— CHALLENGE —
Every line of the listing must be reproduced as it stands. Leave the images behind.

— DATASET SECTION —
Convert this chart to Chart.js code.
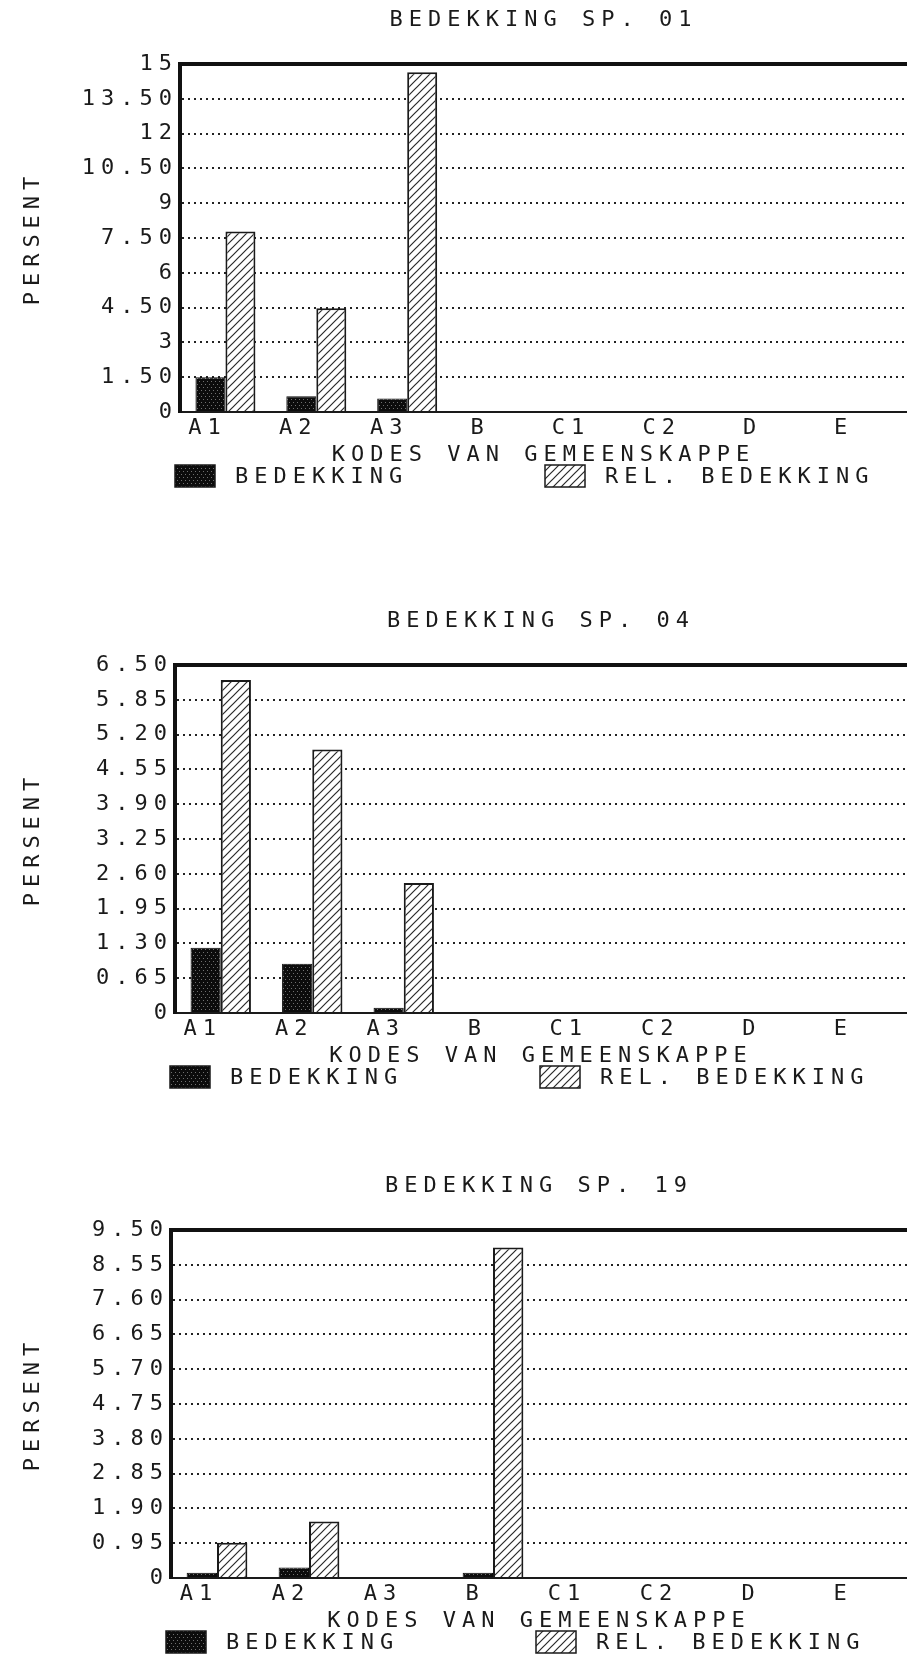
<!DOCTYPE html>
<html>
<head>
<meta charset="utf-8">
<title>Bedekking</title>
<script src="https://cdn.jsdelivr.net/npm/chart.js@4.4.0/dist/chart.umd.min.js"></script>
<style>
  html, body { margin: 0; padding: 0; background: #fff; overflow: hidden; }
  .plot { position: absolute; left: 0; width: 907px; height: 492px; }
</style>
</head>
<body>
<div class="plot" style="top:0"><canvas id="chart-sp01"></canvas></div>
<div class="plot" style="top:601px"><canvas id="chart-sp04"></canvas></div>
<div class="plot" style="top:1166px"><canvas id="chart-sp19"></canvas></div>
<script>
var kodes = ["A1", "A2", "A3", "B", "C1", "C2", "D", "E"];

var bedekking01 = [1.5, 0.68, 0.58, 0, 0, 0, 0, 0];
var relBedekking01 = [7.78, 4.47, 14.64, 0, 0, 0, 0, 0];
var ticks01 = ["0", "1.50", "3", "4.50", "6", "7.50", "9", "10.50", "12", "13.50", "15"];

var bedekking04 = [1.22, 0.92, 0.1, 0, 0, 0, 0, 0];
var relBedekking04 = [6.22, 4.92, 2.43, 0, 0, 0, 0, 0];
var ticks04 = ["0", "0.65", "1.30", "1.95", "2.60", "3.25", "3.90", "4.55", "5.20", "5.85", "6.50"];

var bedekking19 = [0.14, 0.29, 0, 0.14, 0, 0, 0, 0];
var relBedekking19 = [0.96, 1.54, 0, 9.02, 0, 0, 0, 0];
var ticks19 = ["0", "0.95", "1.90", "2.85", "3.80", "4.75", "5.70", "6.65", "7.60", "8.55", "9.50"];

var INK = "#1a1a1a";
var SPACING = "6px";

Chart.defaults.font.family = "'DejaVu Sans Mono', 'Liberation Mono', monospace";
Chart.defaults.font.size = 22;
Chart.defaults.font.lineHeight = 1;
Chart.defaults.color = INK;

// dense dark fill, like the printer's shaded bars
function darkPattern() {
	var c = document.createElement("canvas");
	c.width = 4; c.height = 6;
	var g = c.getContext("2d");
	g.fillStyle = "#0c0c0c";
	g.fillRect(0, 0, 4, 6);
	g.fillStyle = "#707070";
	g.fillRect(1, 0, 1, 1);
	g.fillRect(3, 3, 1, 1);
	return g.createPattern(c, "repeat");
}

// white fill with "/" hatching
function hatchPattern() {
	var c = document.createElement("canvas");
	c.width = 8; c.height = 8;
	var g = c.getContext("2d");
	g.fillStyle = "#fff";
	g.fillRect(0, 0, 8, 8);
	g.strokeStyle = "#2a2a2a";
	g.lineWidth = 1.2;
	g.beginPath();
	g.moveTo(0, 8); g.lineTo(8, 0);
	g.moveTo(-1, 1); g.lineTo(1, -1);
	g.moveTo(7, 9); g.lineTo(9, 7);
	g.stroke();
	return g.createPattern(c, "repeat");
}

var dark = darkPattern();
var hatch = hatchPattern();

// wide letter spacing for all chart text
var dotMatrixText = {
	id: "dotMatrixText",
	beforeLayout: function (chart) { chart.ctx.letterSpacing = SPACING; },
	beforeDraw: function (chart) { chart.ctx.letterSpacing = SPACING; }
};

// legend row under the axis title, swatches spread apart
var swatchLegend = {
	id: "swatchLegend",
	afterDraw: function (chart) {
		var ctx = chart.ctx;
		var area = chart.chartArea;
		var y = chart.height - 16;
		var offsets = [-5, 365];
		ctx.save();
		ctx.letterSpacing = SPACING;
		ctx.font = "22px " + Chart.defaults.font.family;
		ctx.textBaseline = "middle";
		ctx.textAlign = "left";
		chart.data.datasets.forEach(function (ds, i) {
			var x = area.left + offsets[i];
			ctx.fillStyle = ds.backgroundColor;
			ctx.fillRect(x, y - 11, 40, 22);
			ctx.strokeStyle = INK;
			ctx.lineWidth = 1.5;
			ctx.strokeRect(x, y - 11, 40, 22);
			ctx.fillStyle = INK;
			ctx.fillText(ds.label, x + 60, y + 1);
		});
		ctx.restore();
	}
};

function makeChart(id, title, bed, rel, tickLabels, axisWidth) {
	var yMax = parseFloat(tickLabels[tickLabels.length - 1]);

	return new Chart(document.getElementById(id), {
		type: "bar",
		data: {
			labels: kodes,
			datasets: [
				{
					label: "BEDEKKING",
					data: bed,
					backgroundColor: dark,
					borderColor: "#0c0c0c",
					borderWidth: 1,
					barPercentage: 1,
					categoryPercentage: 0.66
				},
				{
					label: "REL. BEDEKKING",
					data: rel,
					backgroundColor: hatch,
					borderColor: INK,
					borderWidth: 2,
					barPercentage: 1,
					categoryPercentage: 0.66
				}
			]
		},
		options: {
			responsive: true,
			maintainAspectRatio: false,
			animation: false,
			layout: { padding: { left: 0, right: 0, top: 0, bottom: 26 } },
			scales: {
				x: {
					grid: { display: false, drawTicks: false },
					border: { color: INK, width: 2 },
					ticks: { padding: 5, labelOffset: -18, maxRotation: 0, autoSkip: false },
					title: {
						display: true,
						text: "KODES VAN GEMEENSKAPPE",
						padding: { top: 0, bottom: 0 }
					}
				},
				xTop: {
					axis: "x",
					position: "top",
					ticks: { display: false },
					grid: { display: false, drawTicks: false },
					border: { color: "#111", width: 4 }
				},
				y: {
					min: 0,
					max: yMax,
					afterBuildTicks: function (scale) {
						scale.ticks = tickLabels.map(function (t) { return { value: parseFloat(t) }; });
					},
					afterFit: function (scale) { scale.width = axisWidth; },
					ticks: {
						padding: 2,
						callback: function (value, index) { return tickLabels[index]; }
					},
					grid: { color: "#222", lineWidth: 2, drawTicks: false },
					border: { color: "#111", width: 4, dash: [2, 4] },
					title: {
						display: true,
						text: "PERSENT",
						padding: { top: 22, bottom: 0 }
					}
				}
			},
			plugins: {
				title: {
					display: true,
					text: title,
					fullSize: false,
					color: INK,
					font: { size: 22, weight: "normal" },
					padding: { top: 9, bottom: 33 }
				},
				legend: { display: false },
				tooltip: { enabled: false }
			}
		},
		plugins: [dotMatrixText, swatchLegend]
	});
}

makeChart("chart-sp01", "BEDEKKING SP. 01", bedekking01, relBedekking01, ticks01, 180);
makeChart("chart-sp04", "BEDEKKING SP. 04", bedekking04, relBedekking04, ticks04, 175);
makeChart("chart-sp19", "BEDEKKING SP. 19", bedekking19, relBedekking19, ticks19, 171);
</script>
</body>
</html>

— TASK ANSWER —
Convert this chart to Chart.js code.
<!DOCTYPE html>
<html>
<head>
<meta charset="utf-8">
<title>Bedekking</title>
<script src="https://cdn.jsdelivr.net/npm/chart.js@4.4.0/dist/chart.umd.min.js"></script>
<style>
  html, body { margin: 0; padding: 0; background: #fff; overflow: hidden; }
  .plot { position: absolute; left: 0; width: 907px; height: 492px; }
</style>
</head>
<body>
<div class="plot" style="top:0"><canvas id="chart-sp01"></canvas></div>
<div class="plot" style="top:601px"><canvas id="chart-sp04"></canvas></div>
<div class="plot" style="top:1166px"><canvas id="chart-sp19"></canvas></div>
<script>
var kodes = ["A1", "A2", "A3", "B", "C1", "C2", "D", "E"];

var bedekking01 = [1.5, 0.68, 0.58, 0, 0, 0, 0, 0];
var relBedekking01 = [7.78, 4.47, 14.64, 0, 0, 0, 0, 0];
var ticks01 = ["0", "1.50", "3", "4.50", "6", "7.50", "9", "10.50", "12", "13.50", "15"];

var bedekking04 = [1.22, 0.92, 0.1, 0, 0, 0, 0, 0];
var relBedekking04 = [6.22, 4.92, 2.43, 0, 0, 0, 0, 0];
var ticks04 = ["0", "0.65", "1.30", "1.95", "2.60", "3.25", "3.90", "4.55", "5.20", "5.85", "6.50"];

var bedekking19 = [0.14, 0.29, 0, 0.14, 0, 0, 0, 0];
var relBedekking19 = [0.96, 1.54, 0, 9.02, 0, 0, 0, 0];
var ticks19 = ["0", "0.95", "1.90", "2.85", "3.80", "4.75", "5.70", "6.65", "7.60", "8.55", "9.50"];

var INK = "#1a1a1a";
var SPACING = "6px";

Chart.defaults.font.family = "'DejaVu Sans Mono', 'Liberation Mono', monospace";
Chart.defaults.font.size = 22;
Chart.defaults.font.lineHeight = 1;
Chart.defaults.color = INK;

// dense dark fill, like the printer's shaded bars
function darkPattern() {
	var c = document.createElement("canvas");
	c.width = 4; c.height = 6;
	var g = c.getContext("2d");
	g.fillStyle = "#0c0c0c";
	g.fillRect(0, 0, 4, 6);
	g.fillStyle = "#707070";
	g.fillRect(1, 0, 1, 1);
	g.fillRect(3, 3, 1, 1);
	return g.createPattern(c, "repeat");
}

// white fill with "/" hatching
function hatchPattern() {
	var c = document.createElement("canvas");
	c.width = 8; c.height = 8;
	var g = c.getContext("2d");
	g.fillStyle = "#fff";
	g.fillRect(0, 0, 8, 8);
	g.strokeStyle = "#2a2a2a";
	g.lineWidth = 1.2;
	g.beginPath();
	g.moveTo(0, 8); g.lineTo(8, 0);
	g.moveTo(-1, 1); g.lineTo(1, -1);
	g.moveTo(7, 9); g.lineTo(9, 7);
	g.stroke();
	return g.createPattern(c, "repeat");
}

var dark = darkPattern();
var hatch = hatchPattern();

// wide letter spacing for all chart text
var dotMatrixText = {
	id: "dotMatrixText",
	beforeLayout: function (chart) { chart.ctx.letterSpacing = SPACING; },
	beforeDraw: function (chart) { chart.ctx.letterSpacing = SPACING; }
};

// legend row under the axis title, swatches spread apart
var swatchLegend = {
	id: "swatchLegend",
	afterDraw: function (chart) {
		var ctx = chart.ctx;
		var area = chart.chartArea;
		var y = chart.height - 16;
		var offsets = [-5, 365];
		ctx.save();
		ctx.letterSpacing = SPACING;
		ctx.font = "22px " + Chart.defaults.font.family;
		ctx.textBaseline = "middle";
		ctx.textAlign = "left";
		chart.data.datasets.forEach(function (ds, i) {
			var x = area.left + offsets[i];
			ctx.fillStyle = ds.backgroundColor;
			ctx.fillRect(x, y - 11, 40, 22);
			ctx.strokeStyle = INK;
			ctx.lineWidth = 1.5;
			ctx.strokeRect(x, y - 11, 40, 22);
			ctx.fillStyle = INK;
			ctx.fillText(ds.label, x + 60, y + 1);
		});
		ctx.restore();
	}
};

function makeChart(id, title, bed, rel, tickLabels, axisWidth) {
	var yMax = parseFloat(tickLabels[tickLabels.length - 1]);

	return new Chart(document.getElementById(id), {
		type: "bar",
		data: {
			labels: kodes,
			datasets: [
				{
					label: "BEDEKKING",
					data: bed,
					backgroundColor: dark,
					borderColor: "#0c0c0c",
					borderWidth: 1,
					barPercentage: 1,
					categoryPercentage: 0.66
				},
				{
					label: "REL. BEDEKKING",
					data: rel,
					backgroundColor: hatch,
					borderColor: INK,
					borderWidth: 2,
					barPercentage: 1,
					categoryPercentage: 0.66
				}
			]
		},
		options: {
			responsive: true,
			maintainAspectRatio: false,
			animation: false,
			layout: { padding: { left: 0, right: 0, top: 0, bottom: 26 } },
			scales: {
				x: {
					grid: { display: false, drawTicks: false },
					border: { color: INK, width: 2 },
					ticks: { padding: 5, labelOffset: -18, maxRotation: 0, autoSkip: false },
					title: {
						display: true,
						text: "KODES VAN GEMEENSKAPPE",
						padding: { top: 0, bottom: 0 }
					}
				},
				xTop: {
					axis: "x",
					position: "top",
					ticks: { display: false },
					grid: { display: false, drawTicks: false },
					border: { color: "#111", width: 4 }
				},
				y: {
					min: 0,
					max: yMax,
					afterBuildTicks: function (scale) {
						scale.ticks = tickLabels.map(function (t) { return { value: parseFloat(t) }; });
					},
					afterFit: function (scale) { scale.width = axisWidth; },
					ticks: {
						padding: 2,
						callback: function (value, index) { return tickLabels[index]; }
					},
					grid: { color: "#222", lineWidth: 2, drawTicks: false },
					border: { color: "#111", width: 4, dash: [2, 4] },
					title: {
						display: true,
						text: "PERSENT",
						padding: { top: 22, bottom: 0 }
					}
				}
			},
			plugins: {
				title: {
					display: true,
					text: title,
					fullSize: false,
					color: INK,
					font: { size: 22, weight: "normal" },
					padding: { top: 9, bottom: 33 }
				},
				legend: { display: false },
				tooltip: { enabled: false }
			}
		},
		plugins: [dotMatrixText, swatchLegend]
	});
}

makeChart("chart-sp01", "BEDEKKING SP. 01", bedekking01, relBedekking01, ticks01, 180);
makeChart("chart-sp04", "BEDEKKING SP. 04", bedekking04, relBedekking04, ticks04, 175);
makeChart("chart-sp19", "BEDEKKING SP. 19", bedekking19, relBedekking19, ticks19, 171);
</script>
</body>
</html>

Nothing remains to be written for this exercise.